Dad loved to challenge himself and learn something new.  He read voraciously and would send letters to the authors and let them know he enjoyed their book, many times receiving answers from them.  He wanted to learn to fly so he did and then bought himself a small plane and took me flying.   He was fueled by current events and loved politics.  So he entered the ring; sometimes he lost and sometimes he won.  He brought me along to campaign with him and meet others campaigning.  He’d always wanted to see the ball drop on Times Square so one New Year’s Eve he bought a ticket and flew to NYC.  He made his “always wanted to” happen.

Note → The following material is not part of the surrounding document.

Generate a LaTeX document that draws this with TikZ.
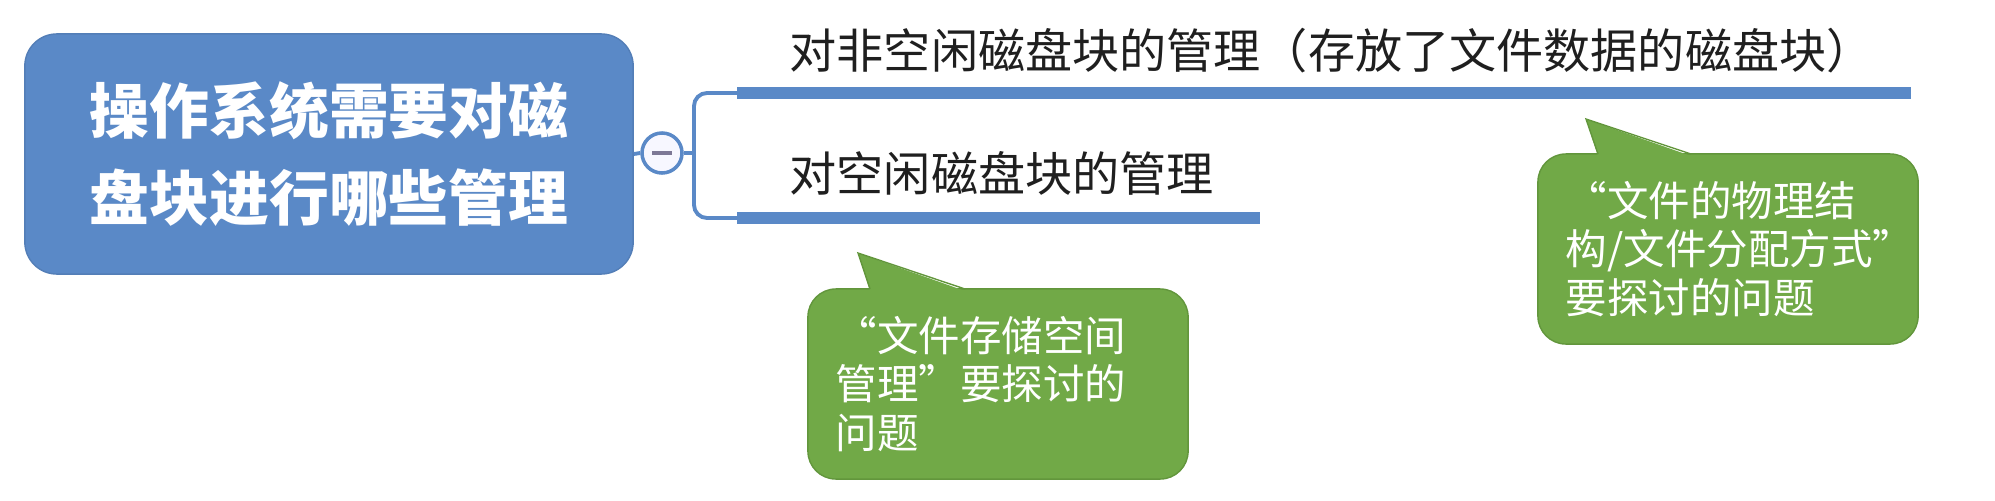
\documentclass[tikz,border=0pt]{standalone}
\usepackage{fontspec}
\setmainfont{Noto Sans CJK SC}
\usepackage{xcolor}
\usepackage{tikz}
\usetikzlibrary{calc, positioning}

\definecolor{mapblue}{RGB}{90,137,199}
\definecolor{notegreen}{RGB}{113,169,71}
\definecolor{noteedge}{RGB}{98,150,60}
\definecolor{foldgray}{RGB}{125,120,150}

\tikzset{
    rootbox/.style={fill=mapblue, draw=mapblue!92!black, rounded corners=0.32cm,
        text=white, align=center, minimum width=6.08cm, minimum height=2.4cm,
        font=\fontsize{17}{24.5}\selectfont\bfseries},
    foldmark/.style={circle, draw=mapblue, line width=1pt, fill=blue!3,
        minimum size=0.4cm, inner sep=0pt},
    branch/.style={draw=mapblue, line width=1.1pt},
    topicbar/.style={draw=mapblue, line width=3.4pt},
    topic/.style={anchor=west, inner sep=0pt, text=black!88,
        font=\fontsize{13.4}{16}\selectfont},
    notebox/.style={fill=notegreen, draw=noteedge, rounded corners=0.28cm,
        text=white, align=left, text width=3.24cm, inner xsep=0.28cm,
        minimum width=3.8cm, minimum height=1.9cm,
        font=\fontsize{11.8}{13.7}\selectfont},
}

\begin{document}
\begin{tikzpicture}[x=0.01cm, y=-0.01cm]
    \useasboundingbox (0,0) rectangle (1995,500);

    % Chủ đề chính
    \node[rootbox] (root) at (329,154) {操作系统需要对磁\\盘块进行哪些管理};
    \node[foldmark] (fold) at (662,153) {};
    \draw[foldgray, line width=0.9pt] ($(fold)+(-10,0)$) -- ($(fold)+(10,0)$);

    % Nhánh
    \coordinate (hub) at (694,153);
    \coordinate (nf) at (737,93);
    \coordinate (fr) at (737,218);
    \draw[branch] (root.east) -- (fold.west);
    \draw[branch] (fold.east) -- (hub);
    \draw[branch, rounded corners=0.13cm] (nf) -| (hub) |- (fr);
    \draw[topicbar] (nf) -- (1911,93);
    \draw[topicbar] (fr) -- (1260,218);
    \node[topic] (nonfree) at (789,51) {对非空闲磁盘块的管理（存放了文件数据的磁盘块）};
    \node[topic] (free) at (789,173) {对空闲磁盘块的管理};

    % Ghi chú
    \node[notebox] (note1) at (998,384) {“文件存储空间\\管理”要探讨的\\问题};
    \fill[notegreen] (870,291) -- (858,253) -- (965,291) -- cycle;
    \draw[noteedge] (870,289) -- (858,253) -- (965,289);

    \node[notebox] (note2) at (1728,249) {“文件的物理结\\构/文件分配方式”\\要探讨的问题};
    \fill[notegreen] (1598,156) -- (1586,119) -- (1691,156) -- cycle;
    \draw[noteedge] (1598,154) -- (1586,119) -- (1691,154);
\end{tikzpicture}
\end{document}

My dad was life brimming over.  He’s the last person you’d expect Alzheimer’s to invade.  But it did; brutally, quickly, mercilessly.  It robbed him blind this side of heaven.   I sit looking at this breakfast and I take it all in, one bite at a time.  I don’t forget to remember that my legs walked me into the kitchen with no help from anyone else.  I know where things are; the pepper sits king  in it’s place in the cupboard, my favorite white plate perched on top of the pile at the ready;  waiting to be chosen.  I scramble and chop and mix.  I know how to.  Except whistle.  I can’t whistle.   It’s all familiar.   My home is not  a stranger to me.  I pick up my fork and I know what it is;  put it to my mouth and notice that I can, all by myself.  The tart of raspberries and hot of coffee taste just the same as they always have and they comfort me.

My father taught me that things that you think will always remain….don’t.  You can forget how, forget who, forget why, forget what.  You can stop knowing, stop tasting, stop seeing, stop hearing.  He taught me to grab hold hard and wring it out dry.  He taught me how to live.  He made breakfast mean something.